3) “You no longer need to see causality- correlation alone will provide the actionable insight”. This is a natural by-product of Big Data- essentially there is now too much data to be able to analyse it with depth, but because there is so much data you don’t actually need that deep-dive investigation because you won’t learn anything extra from it. This is a dangerous- and extremely lazy- way of proceeding, inciting growth without development. Correlation might be great at identifying areas for further investigation through correlation results; it is not an end point. As discussed in point 1 Big Data does not hold all the data, just all the available data. Investigating causality will identify areas of missing data which will enhance the next stage of Big Data crunching, and so on in a progressive loop. An illustration of this point is the development of science, leading up to the Large Hadron Collider. George Box (1987) 8 stated “all models are wrong- just some of them are useful”, referring to the scientific methodology of formulating a theory, testing against all known data and holding it as dominant until new data knocks it and a new model is formulated. Newtonian physics are fine to a macro level but don’t hold up at the atomic level. Quantum physics seemed to be the answer as new data showed up the flaws in Newtonian physics, until enhanced measurement tools suggested this too is just an approximation to the truth- albeit far refined. The LHC is currently trying to obtain physical measurements of hypothetical models to prove or disprove a degree of accuracy before moving on to the next best-fit model. Theories have moved into as yet untestable areas- highly hypothetical mathematic suppositions involving energies we cannot yet mechanically generate and in dimensions we have difficulty in even visualising. But because the relationships are understood we continue to push both the reasoning and the development of physical testing or observation. If we relied purely on correlations from existing data sets we would not know where to develop our investigations- we would rely on either unstructured, chaotic development or literally stagnate. We know we want to measure areas because we know what data we currently don’t have, because we know our data.

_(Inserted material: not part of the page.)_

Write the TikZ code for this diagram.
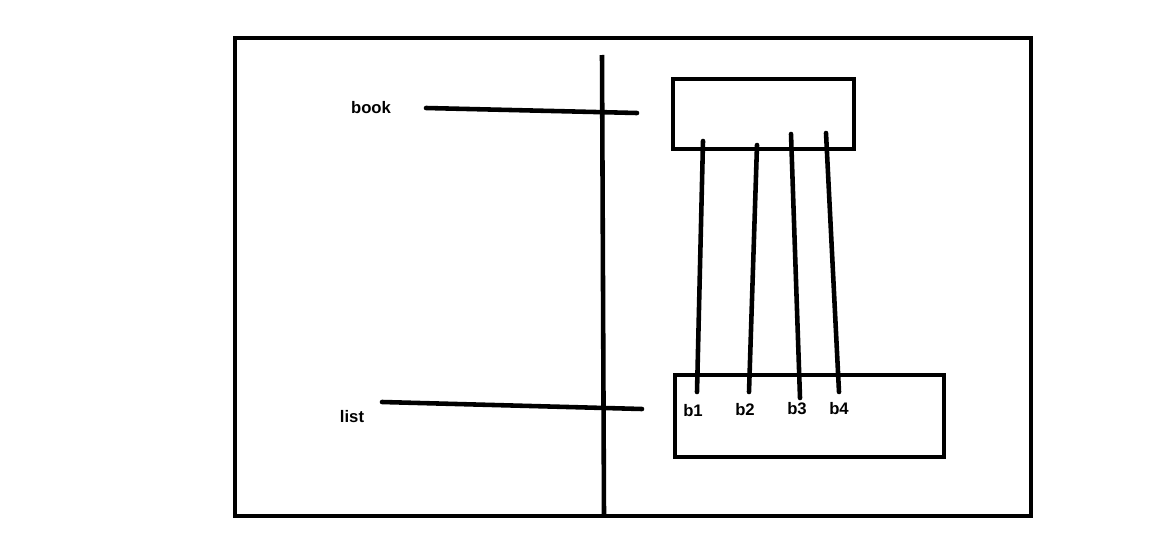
\documentclass[tikz,border=0pt]{standalone}
\usepackage{fontspec}
\setmainfont{Liberation Sans}
\usepackage{tikz}
\usetikzlibrary{positioning,calc}
\tikzset{
  framebox/.style={draw=black,line width=2.5pt},
  objbox/.style={draw=black,line width=2.5pt,inner sep=0pt},
  refline/.style={draw=black,line width=2.6pt,line cap=round},
  varlabel/.style={font=\fontsize{9.5}{11}\selectfont\bfseries,inner sep=1pt},
  elemlabel/.style={font=\fontsize{9.5}{11}\selectfont\bfseries,inner sep=1pt}
}
\begin{document}
\begin{tikzpicture}[x=0.02cm,y=-0.02cm]
  \useasboundingbox (0,0) rectangle (1166,551);
  % stack / heap frame
  \draw[framebox] (235,38) rectangle (1031,516);
  \coordinate (divtop) at (602,55);
  \coordinate (divbot) at (604,516);
  \draw[refline,line cap=butt] (divtop) -- (divbot);
  % heap objects
  \node[objbox,minimum width=3.62cm,minimum height=1.4cm] (bookobj) at (763.5,114) {};
  \node[objbox,minimum width=5.38cm,minimum height=1.64cm] (listobj) at (809.5,416) {};
  % variables
  \node[varlabel] (book) at (371,108) {book};
  \node[varlabel] (list) at (352,417) {list};
  \coordinate (bookfrom) at (426,108);
  \coordinate (bookto) at (637,113);
  \coordinate (listfrom) at (382,402);
  \coordinate (listto) at (642,409);
  \draw[refline] (bookfrom) -- (bookto);
  \draw[refline] (listfrom) -- (listto);
  % elements
  \node[elemlabel] (b1) at (693,411) {b1};
  \node[elemlabel] (b2) at (745,410) {b2};
  \node[elemlabel] (b3) at (797,409) {b3};
  \node[elemlabel] (b4) at (839,409) {b4};
  \coordinate (t1) at (703,141);
  \coordinate (t2) at (757,145);
  \coordinate (t3) at (791,134);
  \coordinate (t4) at (826,133);
  \coordinate (e1) at (697,392);
  \coordinate (e2) at (749,392);
  \coordinate (e3) at (800,398);
  \coordinate (e4) at (839,392);
  \foreach \i in {1,...,4}
    \draw[refline] (t\i) -- (e\i);
\end{tikzpicture}
\end{document}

4) “There will be a shortage of appropriately skilled analysts”. This is chronic scaremongering. For companies that adopt Big Data strategies there will be a need to retrain existing analysts and possibly recruit new ones- but that would be the case with any new analytic strategy. Competition for resource will be set by the overall market desire to adopt increased analytical guidance, and if we take the SAS 5 report over Gartner 4 the advent of Big Data is unlikely to significantly impact.
The advance in data storage and manipulation is clearly a good thing- we can do more with it than we could without it. But it is not a single solution despite the constant evangelising and cajoling in the trade media. In conjunction with other analytics it is a very powerful tool-when it is needed. In most industries it is difficult to see where there is a requirement- most industries simply do not handle or process enough data (9).

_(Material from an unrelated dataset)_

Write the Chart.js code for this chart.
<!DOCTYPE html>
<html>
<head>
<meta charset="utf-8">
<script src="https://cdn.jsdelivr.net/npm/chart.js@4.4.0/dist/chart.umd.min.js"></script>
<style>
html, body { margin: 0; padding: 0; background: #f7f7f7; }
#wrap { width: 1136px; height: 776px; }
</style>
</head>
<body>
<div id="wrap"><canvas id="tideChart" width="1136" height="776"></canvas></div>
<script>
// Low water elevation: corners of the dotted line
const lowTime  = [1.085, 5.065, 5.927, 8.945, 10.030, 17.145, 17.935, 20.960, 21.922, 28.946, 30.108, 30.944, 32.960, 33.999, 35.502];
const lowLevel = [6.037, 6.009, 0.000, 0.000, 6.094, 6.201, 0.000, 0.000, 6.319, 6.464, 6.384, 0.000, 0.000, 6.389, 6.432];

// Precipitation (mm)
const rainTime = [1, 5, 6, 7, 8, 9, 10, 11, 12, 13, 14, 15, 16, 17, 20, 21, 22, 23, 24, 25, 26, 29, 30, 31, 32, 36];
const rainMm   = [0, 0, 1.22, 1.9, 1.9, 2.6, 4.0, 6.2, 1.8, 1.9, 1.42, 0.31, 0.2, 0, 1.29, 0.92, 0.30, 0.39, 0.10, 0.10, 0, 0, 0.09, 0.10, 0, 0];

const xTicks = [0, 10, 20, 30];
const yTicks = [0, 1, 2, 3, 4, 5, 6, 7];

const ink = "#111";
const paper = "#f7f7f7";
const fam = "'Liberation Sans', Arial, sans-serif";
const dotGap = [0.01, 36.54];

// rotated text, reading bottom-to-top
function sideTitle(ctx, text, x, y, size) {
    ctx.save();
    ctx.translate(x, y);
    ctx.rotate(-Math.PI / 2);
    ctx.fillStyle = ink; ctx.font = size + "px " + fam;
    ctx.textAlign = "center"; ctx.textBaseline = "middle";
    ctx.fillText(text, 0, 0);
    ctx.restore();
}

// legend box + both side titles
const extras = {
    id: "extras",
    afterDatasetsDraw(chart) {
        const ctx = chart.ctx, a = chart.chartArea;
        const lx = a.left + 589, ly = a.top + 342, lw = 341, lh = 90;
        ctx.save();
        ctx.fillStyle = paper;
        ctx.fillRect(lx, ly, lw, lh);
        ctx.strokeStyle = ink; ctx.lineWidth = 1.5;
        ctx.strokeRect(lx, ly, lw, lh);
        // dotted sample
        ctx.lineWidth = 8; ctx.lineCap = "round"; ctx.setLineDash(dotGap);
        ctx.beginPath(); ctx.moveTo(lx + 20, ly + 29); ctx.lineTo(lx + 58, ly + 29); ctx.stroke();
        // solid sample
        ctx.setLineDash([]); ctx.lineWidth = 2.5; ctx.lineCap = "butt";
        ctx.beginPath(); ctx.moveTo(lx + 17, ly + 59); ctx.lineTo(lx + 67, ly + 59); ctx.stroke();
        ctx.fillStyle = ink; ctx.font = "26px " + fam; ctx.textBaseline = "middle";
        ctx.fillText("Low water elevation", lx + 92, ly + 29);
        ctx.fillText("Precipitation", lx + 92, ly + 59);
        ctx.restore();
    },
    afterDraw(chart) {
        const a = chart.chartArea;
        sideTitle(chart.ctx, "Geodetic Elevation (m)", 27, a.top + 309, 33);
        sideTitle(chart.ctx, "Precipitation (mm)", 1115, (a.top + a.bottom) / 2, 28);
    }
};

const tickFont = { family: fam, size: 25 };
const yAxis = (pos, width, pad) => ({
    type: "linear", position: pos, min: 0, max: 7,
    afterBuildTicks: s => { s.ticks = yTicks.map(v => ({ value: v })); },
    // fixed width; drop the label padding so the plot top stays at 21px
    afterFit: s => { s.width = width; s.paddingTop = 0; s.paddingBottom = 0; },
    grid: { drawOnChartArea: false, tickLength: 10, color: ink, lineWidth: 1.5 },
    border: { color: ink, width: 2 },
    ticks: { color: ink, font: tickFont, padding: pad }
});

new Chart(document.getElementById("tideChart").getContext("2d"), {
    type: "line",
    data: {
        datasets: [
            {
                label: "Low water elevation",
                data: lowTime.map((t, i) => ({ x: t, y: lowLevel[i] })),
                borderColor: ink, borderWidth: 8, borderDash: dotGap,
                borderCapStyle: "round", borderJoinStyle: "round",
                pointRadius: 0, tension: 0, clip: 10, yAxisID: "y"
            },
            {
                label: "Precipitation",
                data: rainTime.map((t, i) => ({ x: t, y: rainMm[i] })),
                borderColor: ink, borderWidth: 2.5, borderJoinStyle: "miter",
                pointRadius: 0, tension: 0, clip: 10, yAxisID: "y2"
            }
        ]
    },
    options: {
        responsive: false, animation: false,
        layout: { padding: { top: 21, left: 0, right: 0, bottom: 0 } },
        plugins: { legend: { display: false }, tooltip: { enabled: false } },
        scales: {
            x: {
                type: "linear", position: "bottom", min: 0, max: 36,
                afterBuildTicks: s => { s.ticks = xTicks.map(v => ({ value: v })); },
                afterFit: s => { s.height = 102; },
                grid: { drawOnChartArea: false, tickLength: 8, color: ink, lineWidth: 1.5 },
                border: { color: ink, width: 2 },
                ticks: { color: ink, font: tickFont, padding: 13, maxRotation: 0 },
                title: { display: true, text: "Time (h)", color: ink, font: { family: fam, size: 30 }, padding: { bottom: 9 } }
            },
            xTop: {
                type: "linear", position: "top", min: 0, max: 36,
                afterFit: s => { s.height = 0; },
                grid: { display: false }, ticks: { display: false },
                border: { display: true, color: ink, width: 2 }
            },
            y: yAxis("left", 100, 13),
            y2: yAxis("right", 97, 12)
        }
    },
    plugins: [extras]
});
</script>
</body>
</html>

The confusion between Big Data and All Data is one that is apparent in the constant placement of web adverts selected to appeal to my particular demographics. The problem is these sites do not know everything about me and the assumptions in play constantly demonstrate this issue. I am a frequent web use but I will never respond to a web advert. NEVER. I do not appreciate their invasive manner- rather than attracting me they repel. I do not like their content. I am an iPhone adopter so trying to sell Android smartphones is useless. I am not interested in the constant variation of dating sites available for my age group. I recently bought some DVD’s online as a present for a friend- I am now bombarded with film choices which might appeal to my friend but are not to my taste. The correlations in play do not elicit the required promotions because they do not have understanding behind them- they do not understand me. A 2010 paper (10) found that targeted ads were no more effective in eliciting positive reactions than standard untargeted banner ads.
In case this is sounding very negative and luddite-like, let me be clear- Big Data technology is a wonderful development. We are developing ways of storing and handling significantly more data, and we are able to process more data in quicker timescales. Big Data techniques also let us homogenise disparate data types, and people are looking at the value stored in non-quantifiable data types too. It is also encouraging companies to put their trust in data-lead decision making far more than has previously been the case. Big Data encourages progress in an appropriate and valuable direction. Without Big Data capability the CERN Large Hadron Collider (12) would not have isolated the evidence for the existence of Higgs particles- a handful of observations out of the hundreds of millions of observable opportunities measured each second. Avis Car Hire (13) increased revenue through the hardest part of the recent US recession by applying Big Data analytics to customer activity data to spot new market opportunities.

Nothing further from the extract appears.